■ **Aim of the exercise**
Transcribe the records that follow in their entirety, omitting any pictures.

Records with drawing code
# # #

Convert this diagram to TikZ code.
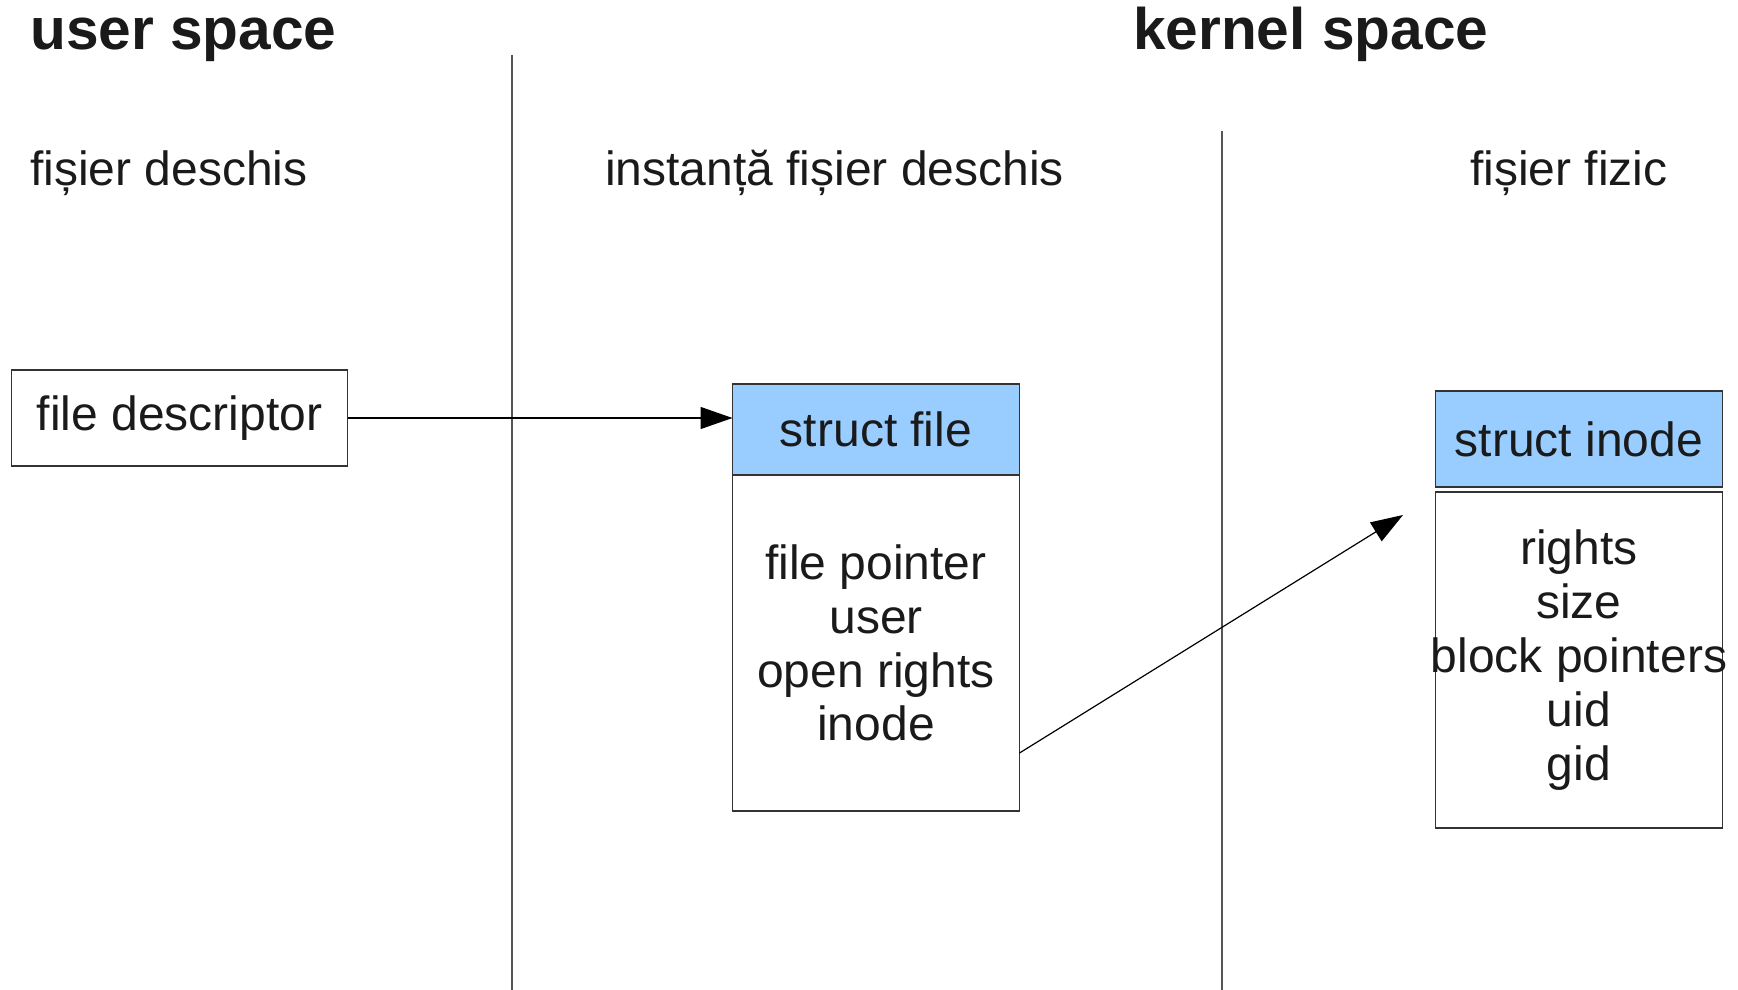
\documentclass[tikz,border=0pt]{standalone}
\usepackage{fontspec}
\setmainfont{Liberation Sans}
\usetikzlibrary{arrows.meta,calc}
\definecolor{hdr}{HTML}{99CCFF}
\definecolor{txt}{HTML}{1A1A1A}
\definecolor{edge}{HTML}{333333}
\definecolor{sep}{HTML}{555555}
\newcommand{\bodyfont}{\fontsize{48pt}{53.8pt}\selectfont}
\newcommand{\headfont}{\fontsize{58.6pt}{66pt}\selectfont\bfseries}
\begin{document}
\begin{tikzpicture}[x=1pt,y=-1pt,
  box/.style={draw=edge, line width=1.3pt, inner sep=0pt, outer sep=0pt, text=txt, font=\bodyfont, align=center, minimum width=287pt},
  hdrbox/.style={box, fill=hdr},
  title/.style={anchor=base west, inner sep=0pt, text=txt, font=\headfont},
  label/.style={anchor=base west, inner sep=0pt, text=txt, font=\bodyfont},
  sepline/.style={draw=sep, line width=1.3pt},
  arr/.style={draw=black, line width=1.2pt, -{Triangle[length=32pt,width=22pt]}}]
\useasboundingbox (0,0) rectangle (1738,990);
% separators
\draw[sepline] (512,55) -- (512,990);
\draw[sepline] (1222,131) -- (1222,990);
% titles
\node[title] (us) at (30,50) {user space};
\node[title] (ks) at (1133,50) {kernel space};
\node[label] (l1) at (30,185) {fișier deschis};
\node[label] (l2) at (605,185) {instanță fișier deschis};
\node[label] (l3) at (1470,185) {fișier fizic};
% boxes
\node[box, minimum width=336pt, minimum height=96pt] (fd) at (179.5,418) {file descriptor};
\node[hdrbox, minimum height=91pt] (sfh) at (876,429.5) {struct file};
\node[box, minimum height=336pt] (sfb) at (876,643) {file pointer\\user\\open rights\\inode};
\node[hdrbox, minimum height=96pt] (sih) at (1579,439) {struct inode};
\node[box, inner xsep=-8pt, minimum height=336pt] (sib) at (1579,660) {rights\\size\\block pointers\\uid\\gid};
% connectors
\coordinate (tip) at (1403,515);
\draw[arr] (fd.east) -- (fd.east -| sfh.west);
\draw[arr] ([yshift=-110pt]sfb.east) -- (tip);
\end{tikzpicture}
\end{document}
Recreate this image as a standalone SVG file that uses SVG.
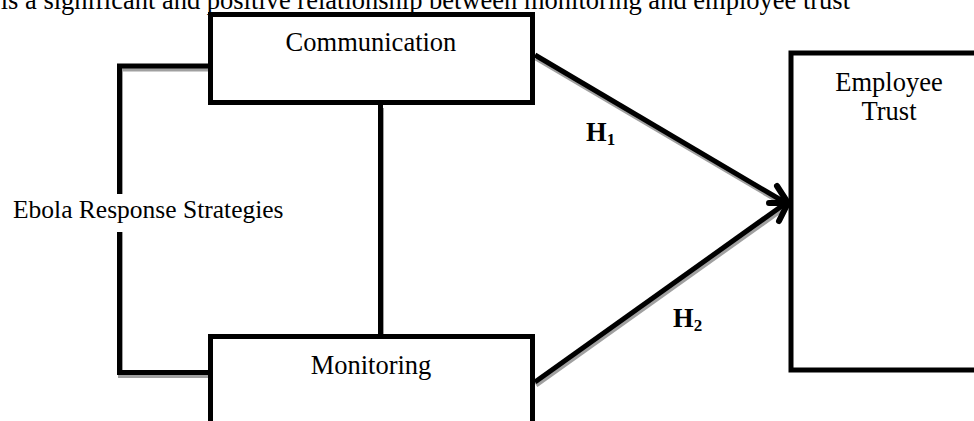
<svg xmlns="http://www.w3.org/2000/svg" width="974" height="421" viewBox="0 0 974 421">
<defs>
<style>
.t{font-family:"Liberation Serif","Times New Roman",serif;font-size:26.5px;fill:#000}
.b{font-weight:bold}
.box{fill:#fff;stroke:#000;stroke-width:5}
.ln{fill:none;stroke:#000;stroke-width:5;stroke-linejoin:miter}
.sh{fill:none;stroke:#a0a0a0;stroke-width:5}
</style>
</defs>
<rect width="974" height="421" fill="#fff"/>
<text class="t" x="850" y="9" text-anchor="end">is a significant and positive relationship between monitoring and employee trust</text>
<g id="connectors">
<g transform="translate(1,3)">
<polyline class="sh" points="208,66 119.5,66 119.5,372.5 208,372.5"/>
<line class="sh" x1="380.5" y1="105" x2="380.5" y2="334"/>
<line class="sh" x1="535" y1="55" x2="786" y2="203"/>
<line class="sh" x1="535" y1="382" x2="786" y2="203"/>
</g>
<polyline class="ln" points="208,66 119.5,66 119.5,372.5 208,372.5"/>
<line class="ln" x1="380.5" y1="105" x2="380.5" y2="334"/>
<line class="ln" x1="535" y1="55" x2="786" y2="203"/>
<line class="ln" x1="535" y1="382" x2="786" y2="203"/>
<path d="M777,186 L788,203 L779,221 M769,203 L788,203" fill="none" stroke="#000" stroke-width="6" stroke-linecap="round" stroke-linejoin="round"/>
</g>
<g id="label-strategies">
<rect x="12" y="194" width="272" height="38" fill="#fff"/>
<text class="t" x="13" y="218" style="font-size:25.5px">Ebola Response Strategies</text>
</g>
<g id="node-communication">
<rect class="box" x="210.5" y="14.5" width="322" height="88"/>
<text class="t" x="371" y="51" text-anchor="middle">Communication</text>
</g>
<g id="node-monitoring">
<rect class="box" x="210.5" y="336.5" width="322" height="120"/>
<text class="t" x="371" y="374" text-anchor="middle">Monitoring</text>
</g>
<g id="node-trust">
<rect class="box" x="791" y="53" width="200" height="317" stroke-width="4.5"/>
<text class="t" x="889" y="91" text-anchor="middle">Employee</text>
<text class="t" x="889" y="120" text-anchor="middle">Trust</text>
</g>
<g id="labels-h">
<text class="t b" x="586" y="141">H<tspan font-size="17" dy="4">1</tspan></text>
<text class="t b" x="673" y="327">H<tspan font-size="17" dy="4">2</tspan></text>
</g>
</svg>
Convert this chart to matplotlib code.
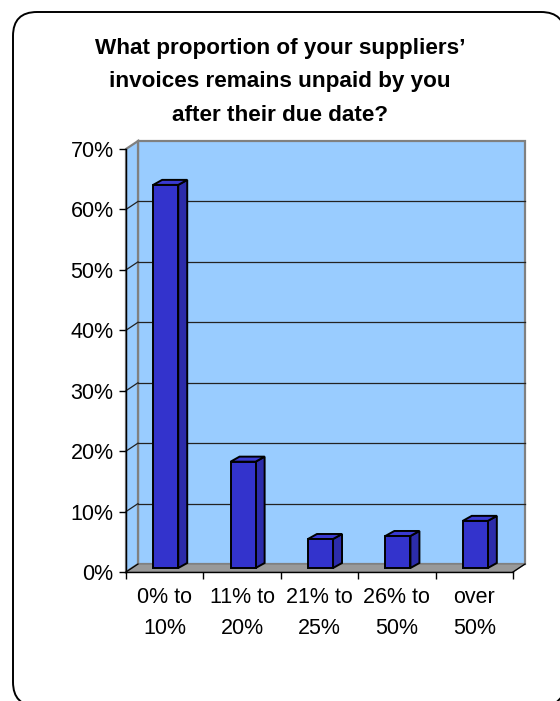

# # #

■ **Result of the exercise**
Convert this diagram to TikZ code.
\documentclass[tikz,border=0pt]{standalone}
\usepackage{fontspec}
\setmainfont{Liberation Sans}
\usetikzlibrary{arrows.meta,calc}
\definecolor{hdr}{HTML}{99CCFF}
\definecolor{txt}{HTML}{1A1A1A}
\definecolor{edge}{HTML}{333333}
\definecolor{sep}{HTML}{555555}
\newcommand{\bodyfont}{\fontsize{48pt}{53.8pt}\selectfont}
\newcommand{\headfont}{\fontsize{58.6pt}{66pt}\selectfont\bfseries}
\begin{document}
\begin{tikzpicture}[x=1pt,y=-1pt,
  box/.style={draw=edge, line width=1.3pt, inner sep=0pt, outer sep=0pt, text=txt, font=\bodyfont, align=center, minimum width=287pt},
  hdrbox/.style={box, fill=hdr},
  title/.style={anchor=base west, inner sep=0pt, text=txt, font=\headfont},
  label/.style={anchor=base west, inner sep=0pt, text=txt, font=\bodyfont},
  sepline/.style={draw=sep, line width=1.3pt},
  arr/.style={draw=black, line width=1.2pt, -{Triangle[length=32pt,width=22pt]}}]
\useasboundingbox (0,0) rectangle (1738,990);
% separators
\draw[sepline] (512,55) -- (512,990);
\draw[sepline] (1222,131) -- (1222,990);
% titles
\node[title] (us) at (30,50) {user space};
\node[title] (ks) at (1133,50) {kernel space};
\node[label] (l1) at (30,185) {fișier deschis};
\node[label] (l2) at (605,185) {instanță fișier deschis};
\node[label] (l3) at (1470,185) {fișier fizic};
% boxes
\node[box, minimum width=336pt, minimum height=96pt] (fd) at (179.5,418) {file descriptor};
\node[hdrbox, minimum height=91pt] (sfh) at (876,429.5) {struct file};
\node[box, minimum height=336pt] (sfb) at (876,643) {file pointer\\user\\open rights\\inode};
\node[hdrbox, minimum height=96pt] (sih) at (1579,439) {struct inode};
\node[box, inner xsep=-8pt, minimum height=336pt] (sib) at (1579,660) {rights\\size\\block pointers\\uid\\gid};
% connectors
\coordinate (tip) at (1403,515);
\draw[arr] (fd.east) -- (fd.east -| sfh.west);
\draw[arr] ([yshift=-110pt]sfb.east) -- (tip);
\end{tikzpicture}
\end{document}
Recreate this image as a standalone SVG file that uses SVG.
<svg xmlns="http://www.w3.org/2000/svg" width="974" height="421" viewBox="0 0 974 421">
<defs>
<style>
.t{font-family:"Liberation Serif","Times New Roman",serif;font-size:26.5px;fill:#000}
.b{font-weight:bold}
.box{fill:#fff;stroke:#000;stroke-width:5}
.ln{fill:none;stroke:#000;stroke-width:5;stroke-linejoin:miter}
.sh{fill:none;stroke:#a0a0a0;stroke-width:5}
</style>
</defs>
<rect width="974" height="421" fill="#fff"/>
<text class="t" x="850" y="9" text-anchor="end">is a significant and positive relationship between monitoring and employee trust</text>
<g id="connectors">
<g transform="translate(1,3)">
<polyline class="sh" points="208,66 119.5,66 119.5,372.5 208,372.5"/>
<line class="sh" x1="380.5" y1="105" x2="380.5" y2="334"/>
<line class="sh" x1="535" y1="55" x2="786" y2="203"/>
<line class="sh" x1="535" y1="382" x2="786" y2="203"/>
</g>
<polyline class="ln" points="208,66 119.5,66 119.5,372.5 208,372.5"/>
<line class="ln" x1="380.5" y1="105" x2="380.5" y2="334"/>
<line class="ln" x1="535" y1="55" x2="786" y2="203"/>
<line class="ln" x1="535" y1="382" x2="786" y2="203"/>
<path d="M777,186 L788,203 L779,221 M769,203 L788,203" fill="none" stroke="#000" stroke-width="6" stroke-linecap="round" stroke-linejoin="round"/>
</g>
<g id="label-strategies">
<rect x="12" y="194" width="272" height="38" fill="#fff"/>
<text class="t" x="13" y="218" style="font-size:25.5px">Ebola Response Strategies</text>
</g>
<g id="node-communication">
<rect class="box" x="210.5" y="14.5" width="322" height="88"/>
<text class="t" x="371" y="51" text-anchor="middle">Communication</text>
</g>
<g id="node-monitoring">
<rect class="box" x="210.5" y="336.5" width="322" height="120"/>
<text class="t" x="371" y="374" text-anchor="middle">Monitoring</text>
</g>
<g id="node-trust">
<rect class="box" x="791" y="53" width="200" height="317" stroke-width="4.5"/>
<text class="t" x="889" y="91" text-anchor="middle">Employee</text>
<text class="t" x="889" y="120" text-anchor="middle">Trust</text>
</g>
<g id="labels-h">
<text class="t b" x="586" y="141">H<tspan font-size="17" dy="4">1</tspan></text>
<text class="t b" x="673" y="327">H<tspan font-size="17" dy="4">2</tspan></text>
</g>
</svg>
Convert this chart to matplotlib code.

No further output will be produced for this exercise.